▶ [Data for this task]:
Start

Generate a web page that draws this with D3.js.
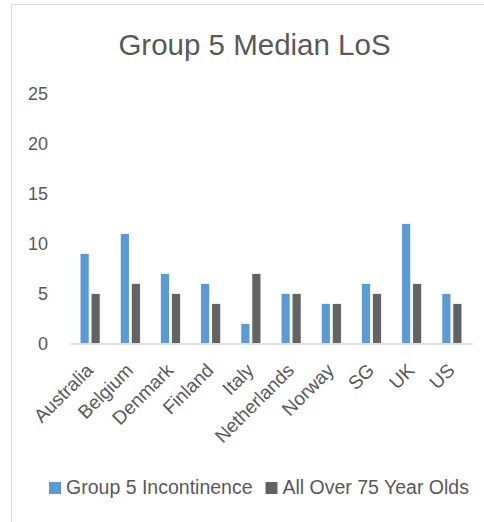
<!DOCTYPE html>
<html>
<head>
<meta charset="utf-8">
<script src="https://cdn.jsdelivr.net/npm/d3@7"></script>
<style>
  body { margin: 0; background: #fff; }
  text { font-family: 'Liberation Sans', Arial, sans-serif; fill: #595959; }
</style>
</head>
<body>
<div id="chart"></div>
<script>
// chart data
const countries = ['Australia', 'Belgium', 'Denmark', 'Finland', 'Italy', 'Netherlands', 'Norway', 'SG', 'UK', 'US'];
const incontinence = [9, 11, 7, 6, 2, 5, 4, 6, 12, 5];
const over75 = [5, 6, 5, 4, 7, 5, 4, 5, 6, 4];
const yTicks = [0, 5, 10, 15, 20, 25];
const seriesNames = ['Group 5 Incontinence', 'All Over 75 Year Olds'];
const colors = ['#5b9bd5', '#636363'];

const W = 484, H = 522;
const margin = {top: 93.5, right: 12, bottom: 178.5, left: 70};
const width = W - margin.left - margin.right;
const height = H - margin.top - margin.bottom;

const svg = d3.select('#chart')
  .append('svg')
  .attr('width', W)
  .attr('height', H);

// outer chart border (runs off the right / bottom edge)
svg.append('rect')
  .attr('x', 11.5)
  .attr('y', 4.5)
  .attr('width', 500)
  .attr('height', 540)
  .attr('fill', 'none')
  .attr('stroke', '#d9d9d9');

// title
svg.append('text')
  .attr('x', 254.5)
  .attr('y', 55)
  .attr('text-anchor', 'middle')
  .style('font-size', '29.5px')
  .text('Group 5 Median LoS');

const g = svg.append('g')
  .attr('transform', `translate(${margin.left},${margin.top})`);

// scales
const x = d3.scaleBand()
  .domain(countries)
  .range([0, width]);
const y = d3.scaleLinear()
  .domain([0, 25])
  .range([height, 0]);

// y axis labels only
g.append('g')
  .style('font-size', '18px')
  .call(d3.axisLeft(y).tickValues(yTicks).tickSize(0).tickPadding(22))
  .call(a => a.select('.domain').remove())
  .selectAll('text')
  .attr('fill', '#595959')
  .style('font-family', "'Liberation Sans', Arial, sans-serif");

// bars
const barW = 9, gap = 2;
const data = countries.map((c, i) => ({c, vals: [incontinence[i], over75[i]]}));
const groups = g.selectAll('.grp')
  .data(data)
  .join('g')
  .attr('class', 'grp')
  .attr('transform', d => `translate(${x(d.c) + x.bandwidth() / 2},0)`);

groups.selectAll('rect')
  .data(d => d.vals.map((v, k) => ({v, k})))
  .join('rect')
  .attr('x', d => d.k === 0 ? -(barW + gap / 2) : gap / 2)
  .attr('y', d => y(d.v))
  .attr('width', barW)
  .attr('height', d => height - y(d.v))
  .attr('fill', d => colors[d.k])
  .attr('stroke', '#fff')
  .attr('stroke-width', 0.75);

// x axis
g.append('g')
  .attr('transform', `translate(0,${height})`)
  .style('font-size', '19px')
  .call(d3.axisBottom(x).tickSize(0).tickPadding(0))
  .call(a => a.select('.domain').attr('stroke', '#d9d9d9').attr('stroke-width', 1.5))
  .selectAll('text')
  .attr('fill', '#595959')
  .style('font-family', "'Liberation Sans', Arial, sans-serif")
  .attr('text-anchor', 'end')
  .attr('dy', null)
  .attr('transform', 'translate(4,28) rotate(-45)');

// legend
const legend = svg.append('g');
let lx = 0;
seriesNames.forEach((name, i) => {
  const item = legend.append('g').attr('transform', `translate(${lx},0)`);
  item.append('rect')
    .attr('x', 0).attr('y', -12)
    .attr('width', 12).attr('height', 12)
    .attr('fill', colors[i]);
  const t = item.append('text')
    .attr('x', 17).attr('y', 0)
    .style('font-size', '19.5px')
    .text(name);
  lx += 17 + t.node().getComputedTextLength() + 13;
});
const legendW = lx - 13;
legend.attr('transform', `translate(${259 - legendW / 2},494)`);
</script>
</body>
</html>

End
Start

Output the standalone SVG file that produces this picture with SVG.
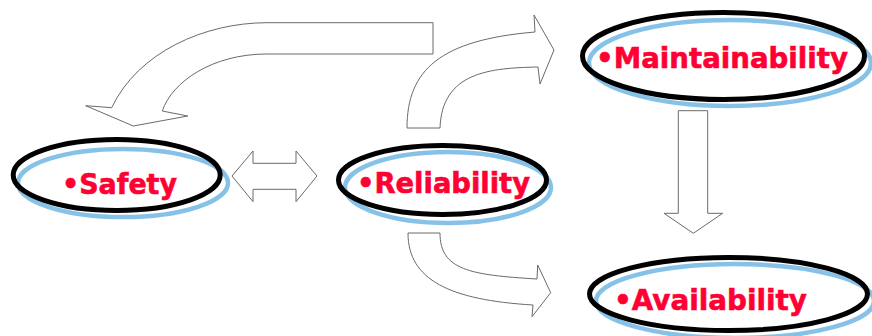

End

Find how many lines of the entries contain "that". Respond with the number only.

▶ [Result]: 2